In addition, surrounding communities where initial support services interventions have already been provided may be included in the KALAHI ARZone.

b.         Economic. Each KALAHI ARZone shall have both primary and secondary crops that it can competitively produce in sufficient volumes and that can be absorbed by the market processing and agro-industries.

  Rice, corn, coconut, sugarcane, rubber and vegetables are the major crops.

  Total agricultural area that can be devoted to major crops

  Average yield/production is comparable to the national average

  Accessibility to input suppliers/market/processing centers

c.         Ecological. A KALAHI ARZone may encompass two or more ecosystems. A significant determining characteristic is a major river system to provide for irrigation, domestic and agro-industrial needs. Aside from lowland to upland ecosystems that can support agriculture, the watershed is an essential planning consideration.

d.         Geographical/Territorial. A KALAHI ARZone may be congruent to a legislative district with predominantly agricultural population. Geographic factors such as proximity and availability of access infrastructures such as road network/system, telecommunications, and power and transportation system may also be a determinant in the delineation of KALAHI ARZones.

e.         Social/Cultural. KALAHI ARZones shall be based on viable rural farming communities, working together toward common goals and solidarities. Social considerations include the presence of institutions whether traditional or new, such as the presence of Functional ARBs/PO network.

f.          Governance. KALAHI ARZones should consider the presence of supportive local government executives, Congressional representatives and non-governmental institutions that would enable the rural folk to participate in governance and provide them with opportunities to advocate policies and programs favorable to their interests.

2.         Types of KALAHI Agrarian Reform Zones

The ARCs shall play a pivotal role as growth point in the KALAHI ARZones by performing new roles or expand their existing roles, which may come in the form of 1) trading or marketing centers; 2) primary or secondary processing centers; 3) service centers for warehousing and repair of agricultural equipment, banking and credit and other functions; 4) research and development and extension and learning centers.

The KALAHI ARZones, as economic zones, shall engage in the development of an integrated model to facilitate transformation of ARCs and the adjacent agrarian reformed barangays into viable agro-industrial zones. The KALAHI ARZone may be any of the following models:

a.         Nucleus/Agro-Industrial Estate Zone

The Nucleus Estate Zone is an area comprised of ARCs and adjacent agrarian reformed barangays with agri-based industries exhibiting competitiveness and comparative advantage. The agri-based industry could either be an existing or new industry that produces for domestic or international consumption. This KALAHI ARZone may function as a host of anchor industries or as production center from smallholder farmers and out-grower areas.

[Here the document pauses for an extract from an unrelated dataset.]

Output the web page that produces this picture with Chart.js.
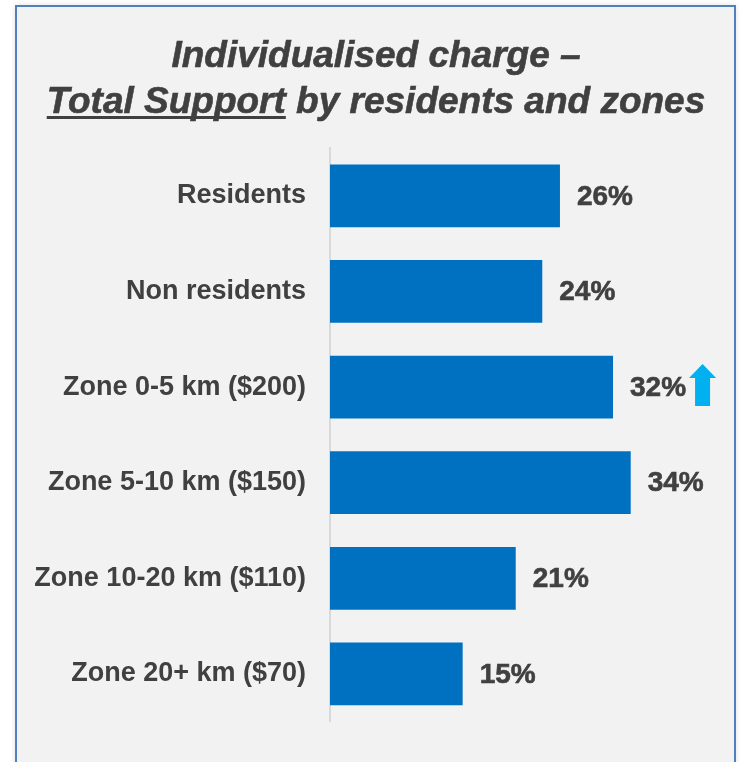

          Anchor Industries

The ARCs with potentials to host anchor agri-based industries shall be linked to their surrounding areas, which can be another ARCs or the adjacent agrarian reformed barangays. It could also function as any of the following:   cHaCAS

  Supplier of raw material requirements of the agro-industry, e.g., corn for feed mills;

  Primary or secondary processing center that would earn additional income for the farmer-producers and cooperative-processors;

  Business firm subcontracting production among the farmers in the ARCs.

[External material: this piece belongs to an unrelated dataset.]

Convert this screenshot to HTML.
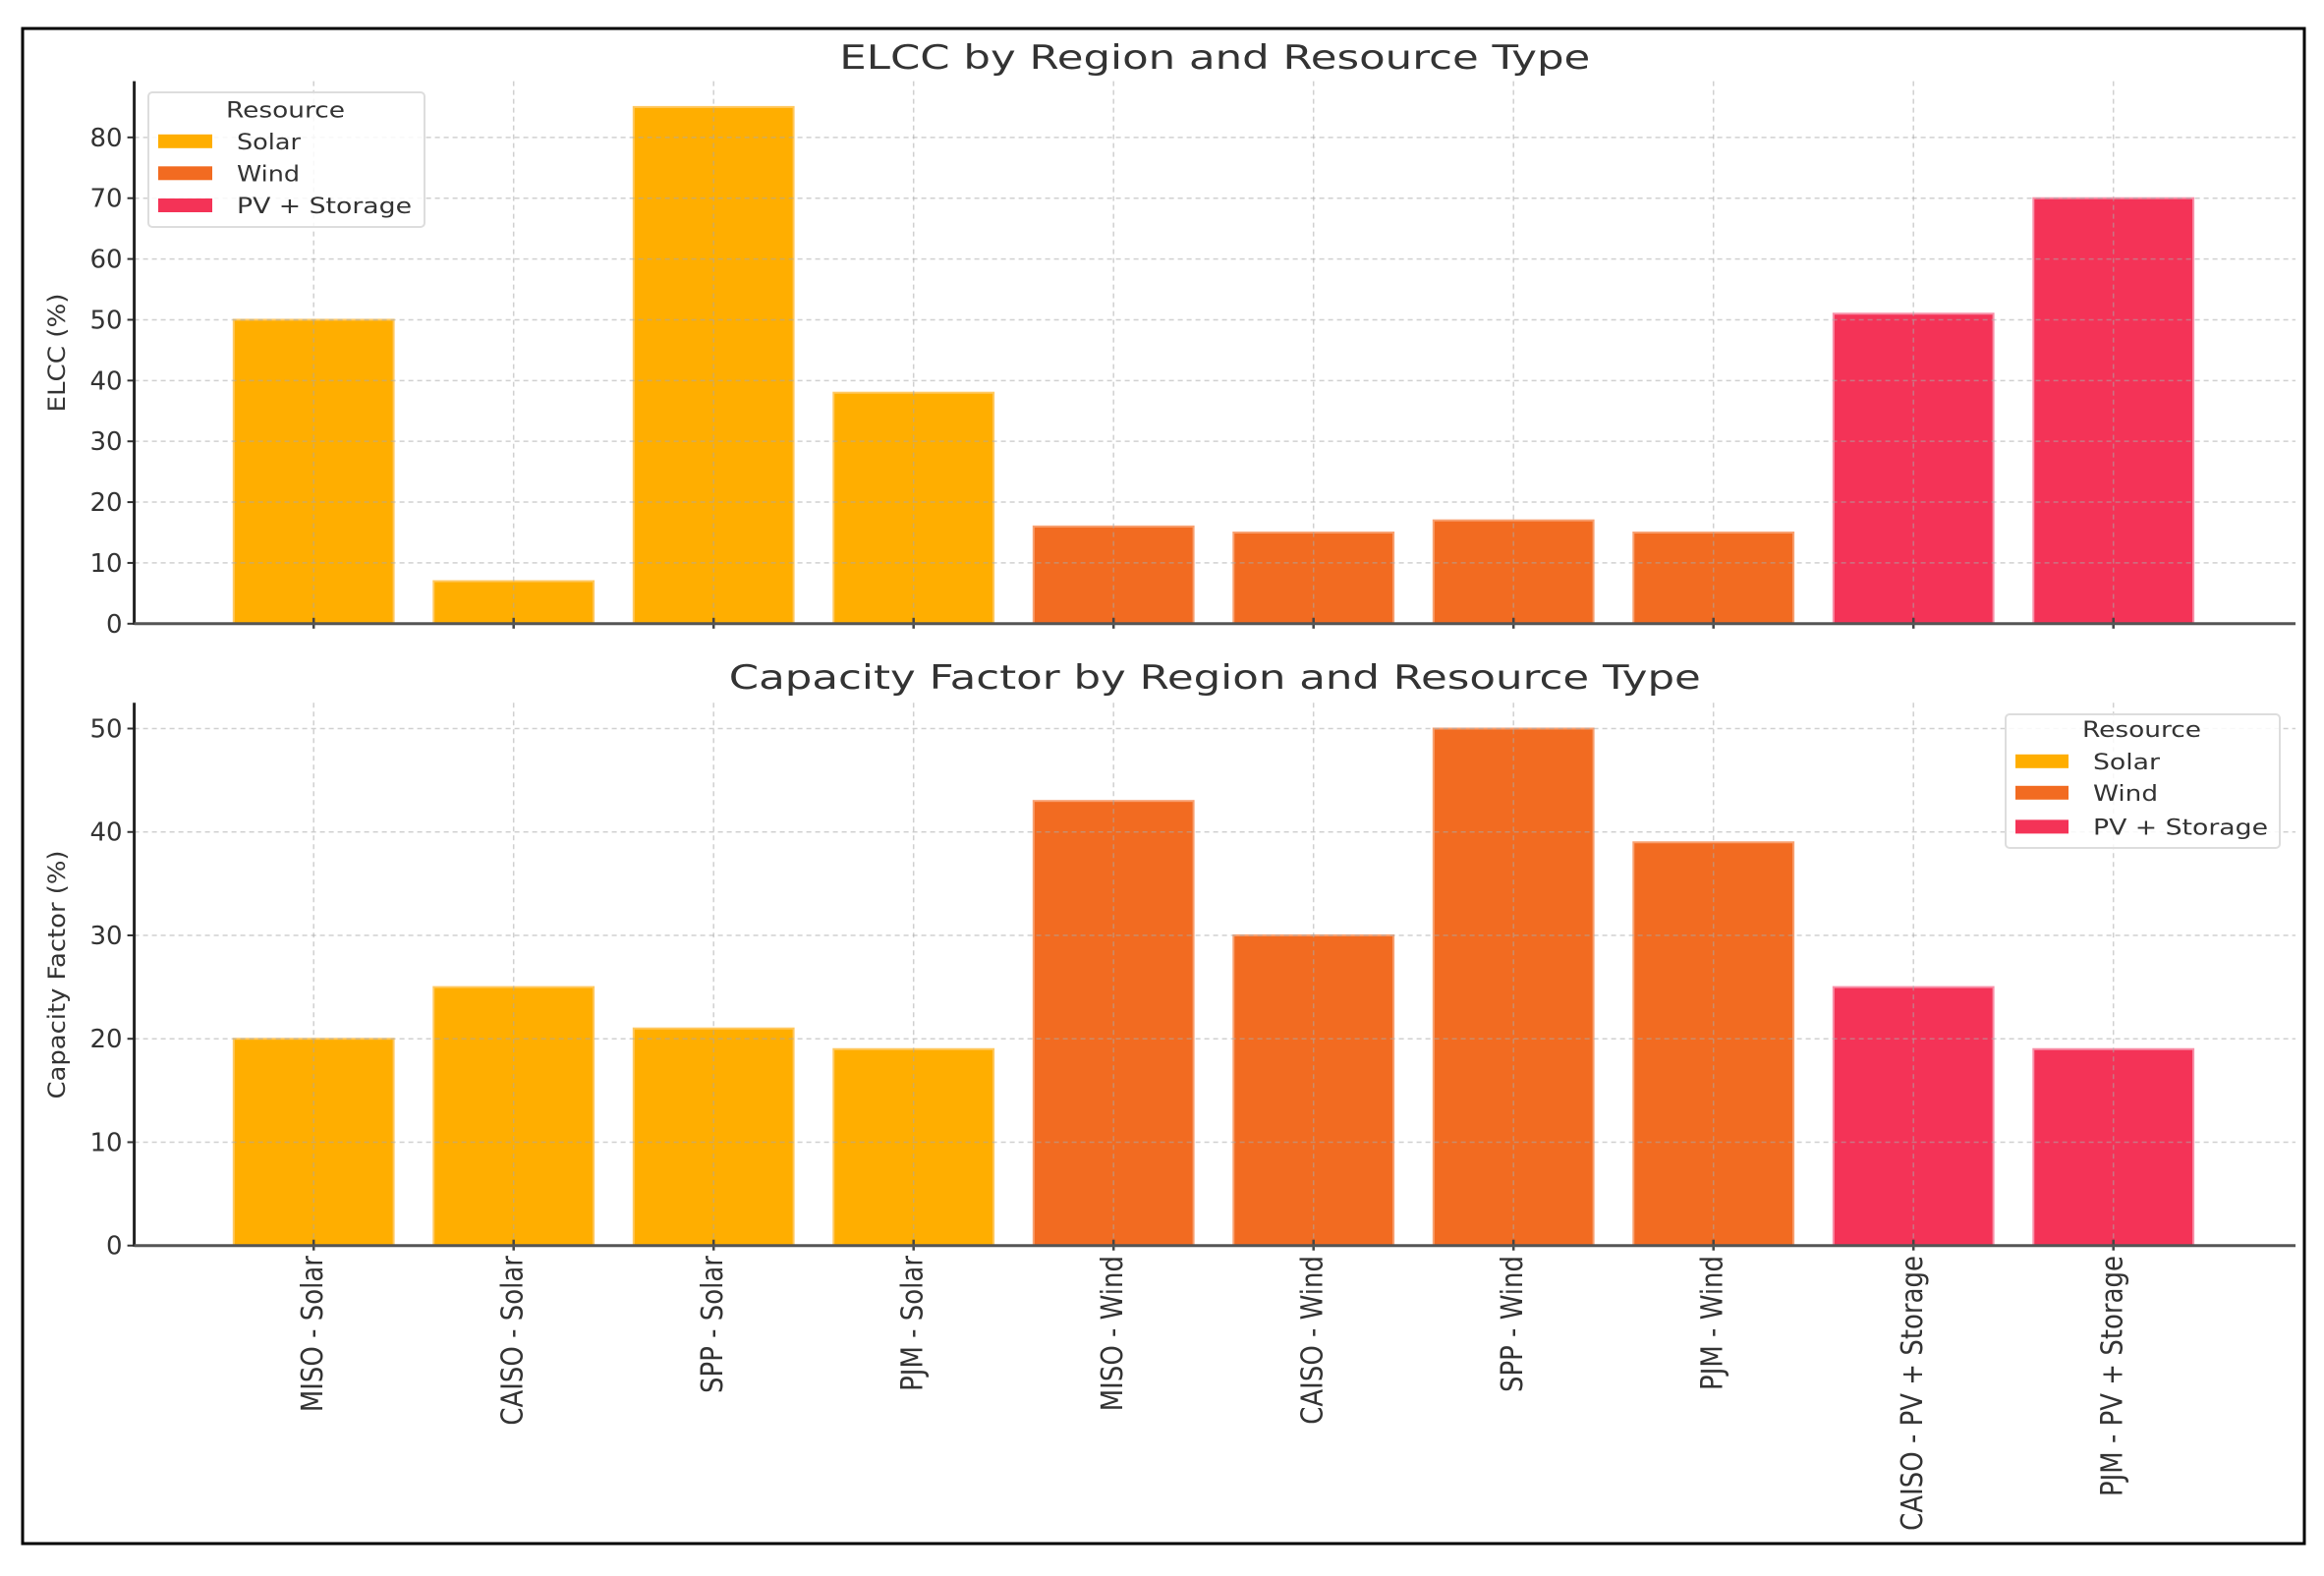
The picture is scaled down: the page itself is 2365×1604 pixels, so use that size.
<!DOCTYPE html>
<html><head><meta charset="utf-8"><style>
html,body{margin:0;padding:0;background:#fff;}
svg{display:block;font-family:"DejaVu Sans","Liberation Sans",sans-serif;}
</style></head><body>
<svg id="chart" width="2365" height="1604" viewBox="0 0 2365 1604" xmlns="http://www.w3.org/2000/svg">
<rect x="23" y="29" width="2322" height="1542" fill="#fff" stroke="#000" stroke-width="3"/>
<g id="g"></g>
</svg>
<script>
const categories = ["MISO - Solar","CAISO - Solar","SPP - Solar","PJM - Solar","MISO - Wind","CAISO - Wind","SPP - Wind","PJM - Wind","CAISO - PV + Storage","PJM - PV + Storage"];
const resourceTypes = ["Solar","Solar","Solar","Solar","Wind","Wind","Wind","Wind","PV + Storage","PV + Storage"];
const elccValues = [50,7,85,38,16,15,17,15,51,70];
const capacityFactorValues = [20,25,21,19,43,30,50,39,25,19];
const elccTicks = [0,10,20,30,40,50,60,70,80];
const cfTicks = [0,10,20,30,40,50];
const legendLabels = ["Solar","Wind","PV + Storage"];
const colors = {"Solar":"#FFAE00","Wind":"#F26B21","PV + Storage":"#F43357"};
const edgeColors = {"Solar":"#FFC860","Wind":"#F8A070","PV + Storage":"#F890A8"};

const NS="http://www.w3.org/2000/svg";
const root=document.getElementById('g');
function mk(tag,attrs,parent){const e=document.createElementNS(NS,tag);for(const k in attrs)e.setAttribute(k,attrs[k]);(parent||root).appendChild(e);return e;}

const xL=136.6, xR=2336, step=203.5, c0=319.2;
function xScale(i){return c0+i*step;}

function drawPanel(p){
  const yScale=v=>p.y0-(v/p.ymax)*(p.y0-p.yTop);
  const grp=mk('g',{});
  
  
  // bars
  p.values.forEach((v,i)=>{
    const t=resourceTypes[i];
    const b=mk('rect',{x:xScale(i)-0.4*step,y:yScale(v),width:0.8*step,height:yScale(0)-yScale(v),fill:colors[t],stroke:edgeColors[t],'stroke-width':2},grp);
    
    
  });
  // grid
  p.ticks.forEach(v=>{
    const l=mk('line',{x1:xL,x2:xR,y1:yScale(v),y2:yScale(v),stroke:'rgba(170,170,170,0.55)','stroke-width':1.5,'stroke-dasharray':'5,4'},grp);
    
    
    const tk=mk('line',{x1:xL-7,x2:xL,y1:yScale(v),y2:yScale(v),stroke:'#333','stroke-width':2},grp);
    
    
    const tl=mk('text',{x:xL-12,y:yScale(v)+9,'text-anchor':'end','font-size':26,fill:'#333'},grp);
    tl.textContent=v;
    
    
  });
  categories.forEach((c,i)=>{
    const l=mk('line',{x1:xScale(i),x2:xScale(i),y1:p.yTop,y2:p.y0,stroke:'rgba(170,170,170,0.55)','stroke-width':1.5,'stroke-dasharray':'5,4'},grp);
    
    
    const tk=mk('line',{x1:xScale(i),x2:xScale(i),y1:p.y0-6,y2:p.y0+5,stroke:'#444','stroke-width':2.5},grp);
    
    
  });
  // spines
  const sl=mk('line',{x1:xL,x2:xL,y1:p.yTop,y2:p.y0+1,stroke:'#222','stroke-width':3},grp);
  
  
  const sb=mk('line',{x1:xL,x2:xR,y1:p.y0,y2:p.y0,stroke:'#555','stroke-width':3},grp);
  
  
  // title
  const ti=mk('text',{x:(xL+xR)/2,y:p.titleY,'text-anchor':'middle','font-size':34,fill:'#333',textLength:p.titleLen,lengthAdjust:'spacingAndGlyphs'},grp);
  ti.textContent=p.title;
  
  
  // y label
  const yl=mk('text',{x:0,y:0,'text-anchor':'middle','font-size':24,fill:'#333',textLength:p.ylabLen,lengthAdjust:'spacingAndGlyphs',transform:`translate(66,${p.ylabY}) rotate(-90)`},grp);
  yl.textContent=p.ylab;
  
  
  // legend
  const L=p.legend;
  const lg=mk('g',{},grp);
  
  
  mk('rect',{x:L.x,y:L.y,width:L.w,height:L.h,fill:'rgba(255,255,255,0.85)',stroke:'#ddd','stroke-width':2,rx:4},lg);
  const lt=mk('text',{x:L.x+L.w/2-1,y:L.titleY+8,'text-anchor':'middle','font-size':22,fill:'#333',textLength:121,lengthAdjust:'spacingAndGlyphs'},lg);
  lt.textContent='Resource';
  
  
  legendLabels.forEach((lab,k)=>{
    const e=mk('g',{},lg);
    
    
    mk('rect',{x:L.px,y:L.rows[k]-7,width:L.pw,height:14,fill:colors[lab]},e);
    const tx=mk('text',{x:L.tx,y:L.rows[k]+8,'font-size':22,fill:'#333',textLength:L.lens[k],lengthAdjust:'spacingAndGlyphs'},e);
    tx.textContent=lab;
  });
}

drawPanel({name:'elcc-panel',values:elccValues,ticks:elccTicks,ymax:89.25,y0:634.8,yTop:82.6,title:'ELCC by Region and Resource Type',titleY:70,titleLen:764,ylab:'ELCC (%)',ylabY:359,ylabLen:121,
  legend:{x:151,y:94,w:281,h:137,titleY:111.6,rows:[143.8,176.3,209],px:161,pw:55,tx:241,lens:[65,64,178]}});
drawPanel({name:'capacity-factor-panel',values:capacityFactorValues,ticks:cfTicks,ymax:52.5,y0:1267.7,yTop:715.2,title:'Capacity Factor by Region and Resource Type',titleY:701,titleLen:989,ylab:'Capacity Factor (%)',ylabY:992,ylabLen:253,
  legend:{x:2041,y:727,w:279,h:136,titleY:742,rows:[774.8,806.8,841.4],px:2051,pw:54,tx:2130,lens:[68,66,178]}});

// rotated x labels
categories.forEach((c,i)=>{
  const t=mk('text',{x:0,y:0,'text-anchor':'end','font-size':26,fill:'#333',transform:`translate(${xScale(i)+9},1278) rotate(-90) scale(1,1.15)`});
  t.textContent=c;
  
  
});
</script>
</body></html>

Identification of Nucleus/Agro-Industrial Estate Zone will be based on:

  Location considerations, i.e. presence of water source/irrigation facilities, accessibility to market/input suppliers, transportation and communication system

  The stability of the cooperatives (i.e. presence of functional ARB/PO network)

  Market potentials of the identified anchor industry.

         Smallholders/Out-growers Areas

A variation of the above strategy, an anchor firm/ARC is envisioned to provide processing and marketing services to the smallholders/out-growers surrounding the nucleus farm/ARC. The small growers will be sources of raw materials. As such, the out-growers areas are expected to have the following qualities:

  Yield of commodity produced is comparable to the national/provincial average

  Product quality acceptable by both domestic and international markets

This model is expected to reinforce the collective management system for plantation crops such as rubber, palm oil, coffee, cacao, and other fruit trees, which do not lend themselves to highly individualized production and post-harvest operations.

b.         Network of Specialized Production Zones

The ARCs and adjacent agrarian reformed barangays may be classified into production zones with each zone specializing in the production of a specific crop, livestock, fruits, fiber or any commodity exhibiting competitive and comparative advantages.

This zonal specialization will avoid competition; rather, would enhance exchange of produce or commodity among the communities.

c.         Integrated Production, Post Harvest and Marketing Zones

The ARCs and the adjacent agrarian reformed barangays shall undertake forward and backward integration of the agri-business system from production to processing to marketing.

Under this strategy, farmers will be organized to handle their production, pre- and processing and marketing activities. Managerial and entrepreneurial skills of the farmer-leaders will be upgraded to prepare them in the management of the integrated agri-business system from the production to processing and marketing.


D.        Formulation of Integrated KALAHI ARZone Development Plan

Development intervention gaps within the zones need to be identified and qualified. The conduct of development planning activities at the municipal and provincial levels to be initiated by DAR field offices, is therefore necessary for target setting and the identification of strategies, programs and projects to attain specific goals and objectives of each zone and ensure participation of all concerned stakeholders.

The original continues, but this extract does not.